1. Defendants have filed a motion to dismiss the appeal (a) because the plaintiff did not serve a case-made upon the defendants within sixty days as authorized by the judgment appealed from, (b) because the appeal could only be prosecuted by case-made or bill of exceptions and not by transcript, (c) because the transcript was not filed in the district court of Carter county, and (d) because the appeal is frivolous.
The motion to dismiss the appeal is without merit and is overruled. The demurrer to the petition is a “pleading” as the term is used in 12 O.S. 1941 §704, and the petition, demurrer and judgment are a part of the “record” as defined in said section. The term “record” as therein used is synonymous with the term “judgment roll” as used at common law. Dime Savings & Trust Co. v. Able, 185 Okla. 461, 94 P. 2d 834. A judgment sustaining a demurrer to the petition and entering judgment. for the defendant on the refusal of the plaintiff to plead further may be reviewed on appeal by a petition in error and duly certified transcript of the record. 12 O.S. 1941 §956; Menten v. Shuttee, 11 Okla. 381, 67 P. 478. A transcript of the record need not be served upon the appellee or filed in the lower court, as is required of a case-made.
2. The defendants contend that an action cannot be maintained on a judgment that has become dead by reason of failure to timely revive it, and they cite authorities in support of this contention involving private rights. They also cite authorities having to do with the extinguishment of liens under the dormancy statutes. They cite no case on this question involving suits by the state, other than State v. Weems, 197 Okla. 106, 168 P. 2d 629, which they say should not be followed because the statement there made that the State of Oklahoma on the relation of the Commissioners of the Land Office may main
The defendants rely upon Board of Education v. Board of Commissioners of Creek County, 171 Okla. 464, 43 P. 2d 139. That case does not deny the right of a judgment creditor to sue upon a judgment, but, rather, it stands for the rule that the court may refuse to enter a judgment where the action thereon is not necessary in order to enable the plaintiff to have the full benefit of his judgment. There judgment was denied because the only purpose of the judgment was to secure interest upon interest due on the prior judgment, to which plaintiff was not entitled. Here, good cause is shown for suing, upon the judgment, since no execution can issue on the dormant judgment and the state is entitled to a judgment on which execution can be issued. Defendants also rely upon State v. Lewis, 197 Okla. 288, 170 P. 2d 237. That case stands for the rule that after a judgment lien in favor of the Commissioners of the Land Office has ceased to exist by reason of the dormancy statute, the judgment debtor may sue to quiet title and have it adjudged that the lien has ceased to exist. This has no bearing upon the issue in the instant case.

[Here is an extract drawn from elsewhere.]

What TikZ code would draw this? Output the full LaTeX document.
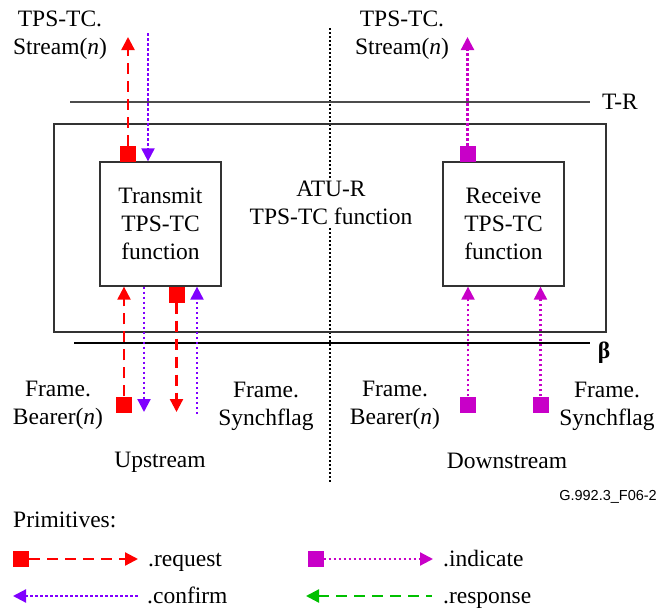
\documentclass[tikz,border=0pt]{standalone}
\usepackage{fontspec}
\setmainfont{Liberation Serif}
\newfontfamily\sansf{Liberation Sans}
\usetikzlibrary{arrows.meta}
\definecolor{req}{HTML}{FF0000}
\definecolor{cnf}{HTML}{8000FF}
\definecolor{ind}{HTML}{C800C8}
\definecolor{rsp}{HTML}{00C000}
\definecolor{frame}{HTML}{333333}
\newcommand\bigfs{\fontsize{23.5}{28}\selectfont}
\tikzset{
  lbl/.style={align=center,font=\bigfs,inner sep=0pt},
  fnbox/.style={draw=frame,line width=1.3pt,minimum width=121pt,minimum height=124pt,inner sep=0pt,align=center,font=\bigfs},
  sq/.style={minimum size=16pt,inner sep=0pt,fill=#1},
  tip/.style={-{Triangle[width=13pt,length=13pt]}},
  tipback/.style={{Triangle[width=13pt,length=13pt]}-},
  reqline/.style={draw=req,line width=2.3pt,dash pattern=on 11pt off 7pt},
  rspline/.style={draw=rsp,line width=2.3pt,dash pattern=on 11pt off 7pt},
  cnfline/.style={draw=cnf,line width=2.2pt,dash pattern=on 2.5pt off 2.5pt},
  indline/.style={draw=ind,line width=2.2pt,dash pattern=on 2.5pt off 2.5pt},
  refline/.style={draw=frame,line width=1.3pt},
}
\begin{document}
\begin{tikzpicture}[x=1pt,y=-1pt]
\useasboundingbox[fill=white] (0,0) rectangle (659,608);
% dotted divider
\coordinate (divtop) at (330,28);
\coordinate (divbot) at (330,483);
\draw[black,line width=1.3pt,dash pattern=on 2pt off 2pt] (divtop) -- (divbot);
% reference lines
\coordinate (trL) at (70,102);
\coordinate (trR) at (590,102);
\draw[refline,draw=black!70] (trL) -- (trR);
\node[lbl] (tr) at (620,102) {T-R};
\coordinate (bL) at (74,343);
\coordinate (bR) at (590,343);
\draw[refline,draw=black] (bL) -- (bR);
\node[lbl] (beta) at (604,353) {\textbf{β}};
% outer box
\node[draw=frame,line width=1.3pt,minimum width=552pt,minimum height=208pt,inner sep=0pt] (atu) at (330,228) {};
\node[lbl,fill=white,inner sep=2pt] (atutext) at (331,203) {ATU-R\\TPS-TC function};
% function boxes
\node[fnbox] (tx) at (160.5,224) {Transmit\\TPS-TC\\function};
\node[fnbox] (rx) at (503.5,224) {Receive\\TPS-TC\\function};
% top labels
\node[lbl] (stL) at (60,35) {TPS-TC.\\Stream(\textit{n})};
\node[lbl] (stR) at (402,35) {TPS-TC.\\Stream(\textit{n})};
% bottom labels
\node[lbl] (fbL) at (58,405) {Frame.\\Bearer(\textit{n})};
\node[lbl] (fsL) at (266,406) {Frame.\\Synchflag};
\node[lbl] (fbR) at (395,405) {Frame.\\Bearer(\textit{n})};
\node[lbl] (fsR) at (607,406) {Frame.\\Synchflag};
\node[lbl] (up) at (160,462) {Upstream};
\node[lbl] (down) at (507,461) {Downstream};
\node[anchor=base east,inner sep=0pt,font=\sansf\fontsize{14.5}{17}\selectfont] (fig) at (657,500) {G.992.3\_F06-2};
% top arrows (TPS-TC side)
\node[sq=req] (s1) at (128,154) {};
\coordinate (s1t) at (128,37);
\draw[reqline,tip] (s1.north) -- (s1t);
\coordinate (c1s) at (148,33);
\draw[cnfline,tip] (c1s) -- (c1s |- tx.north);
\node[sq=ind] (s2) at (467.5,154) {};
\coordinate (s2t) at (467.5,37);
\draw[indline,tip] (s2.north) -- (s2t);
% bottom arrows upstream
\node[sq=req] (s3) at (124,404.5) {};
\draw[reqline,tip] (s3.north) -- (s3 |- tx.south);
\coordinate (c2e) at (144,412);
\draw[cnfline,tip] (c2e |- tx.south) -- (c2e);
\node[sq=req] (s4) at (176.5,294.5) {};
\coordinate (s4t) at (176.5,412);
\draw[reqline,tip] (s4.south) -- (s4t);
\coordinate (c3s) at (197,414);
\draw[cnfline,tip] (c3s) -- (c3s |- tx.south);
% bottom arrows downstream
\node[sq=ind] (s5) at (468,404.5) {};
\draw[indline,tip] (s5.north) -- (s5 |- rx.south);
\node[sq=ind] (s6) at (540.5,404.5) {};
\draw[indline,tip] (s6.north) -- (s6 |- rx.south);
% legend
\node[anchor=base west,lbl] (prim) at (13,527) {Primitives:};
\node[sq=req] (l1) at (21,559) {};
\coordinate (l1t) at (138,559);
\draw[reqline,tip] (l1.east) -- (l1t);
\node[anchor=base west,lbl] (t1) at (148,566) {.request};
\node[sq=ind] (l2) at (315.5,559) {};
\coordinate (l2t) at (433,559);
\draw[indline,tip] (l2.east) -- (l2t);
\node[anchor=base west,lbl] (t2) at (443,566) {.indicate};
\coordinate (l3a) at (13,596);
\coordinate (l3b) at (140,596);
\draw[cnfline,tipback] (l3a) -- (l3b);
\node[anchor=base west,lbl] (t3) at (147,603) {.confirm};
\coordinate (l4a) at (306,596);
\coordinate (l4b) at (432,596);
\draw[rspline,tipback] (l4a) -- (l4b);
\node[anchor=base west,lbl] (t4) at (443,603) {.response};
\end{tikzpicture}
\end{document}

The statute of limitations does not apply to the state in the enforcement of obligations owing to the Commissioners of the Land Office since, in enforcing such obligations, the state is acting in a sovereign capacity. State v. Hall, 191 Okla. 257, 128 P. 2d 838. A final judgment for the recovery of money is a chose in action, on which the judgment creditor may ordinarily maintain a suit for the recovery of the balance due thereon. Davis v. Foley, 60 Okla. 87, 159 P. 646; 15 R.C.L. 898; 31 Am. Jur. 328; 34 C.J. 1082; 50 C.J.S. 422. A dormant judgment may be revived and the obligation renewed by an independent suit thereon prosecuted prior to the time the judgment becomes dead. Jones v. Nye, 56 Okla. 578, 156 P. 332, L.R.A. 1916E, 735; Phillips v. Western Electric Co., 108 Okla. 274, 236 P. 425. It logically follows from these rules that, since the statute of limitations does not apply to a judgment in favor of the state, such as that involved in this case, neither the one year statute of limitations for reviving dormant judgments (12 O. S. 1941 §1071), nor any other statute of limitation bars such an action, as we held in State v. Weems, above.
Reversed, with directions to overrule the demurrer to the petition and to proceed not inconsistent with the views herein expressed.